A note from a former sous chef
I held the sous chef position in a handful of kitchens before climbing further. What the title actually meant on the ground, in every one of them, was that the chef trusted me to keep the line moving without them watching. The pay was better than line cook by a meaningful margin and worse than chef de cuisine by a lot. The hours were the same as the line cooks under me, except I stayed later to lock up.
The part of the job nobody puts in a written description is that the sous chef is also the kitchen's quiet diplomat. You are managing personalities as much as plates. The grill cook who is fighting with the saucier. The new hire who is hiding mistakes. The dishwasher who is bringing personal stuff into work. The chef does not handle most of that. The sous chef does. The kitchen runs because someone in the middle of it is making sure the friction does not turn into a service-breaking problem.
It is the role I would point most ambitious line cooks toward. It teaches you the actual running of a kitchen in a way that no other position does. It is also the on-ramp to every chef de cuisine job that follows.
FAQ
What does a sous chef do?
A sous chef is the second-in-command of a restaurant kitchen. They run the line during service, manage prep during the day, handle the cook schedule and ordering, and fill in on any station that falls behind. In most modern kitchens, the sous chef is the working manager of the kitchen, with the chef de cuisine above them setting menus and standards.

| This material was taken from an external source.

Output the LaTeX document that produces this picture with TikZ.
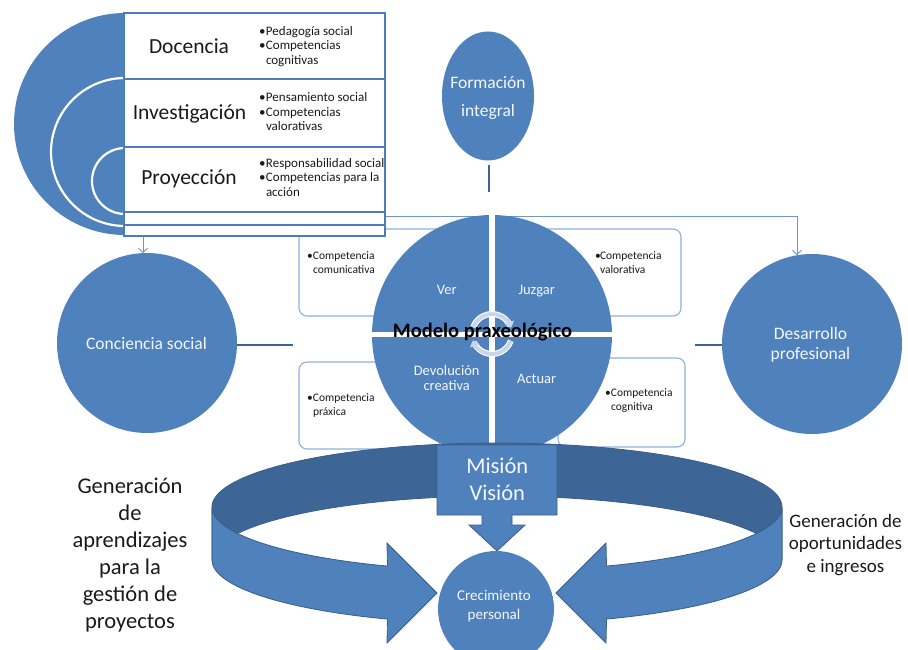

What does "sous chef" mean?
Sous chef is French and translates directly as "under chef" or "chef beneath." The word reflects the position's place in the kitchen brigade: directly below the chef de cuisine and directly above the chefs de partie who run individual stations.
How much does a sous chef make?
Sous chef pay varies significantly by city and restaurant type. In a major U.S. coastal city, a sous chef at a serious restaurant typically makes more than line cooks but less than the chef de cuisine. The pay gap between sous chef and chef de cuisine is often substantial, which is one reason most sous chefs spend the role as a stepping stone to the chef position rather than as a destination.
How long does it take to become a sous chef?
The typical path takes four to eight years of professional line cook experience. The sous chef position requires command of every station, the ability to manage other cooks, organizational skills to run prep, and enough trust from the chef de cuisine to be left in charge of service. Faster timelines happen but are unusual.
What is the difference between a sous chef and a chef de cuisine?
The chef de cuisine sets the menu and the standards for the kitchen. The sous chef executes them. The chef owns the creative direction and the financial responsibility. The sous chef owns the day-to-day operation. When a service goes badly, both feel it. When a service goes well, the sous chef made it happen on the ground.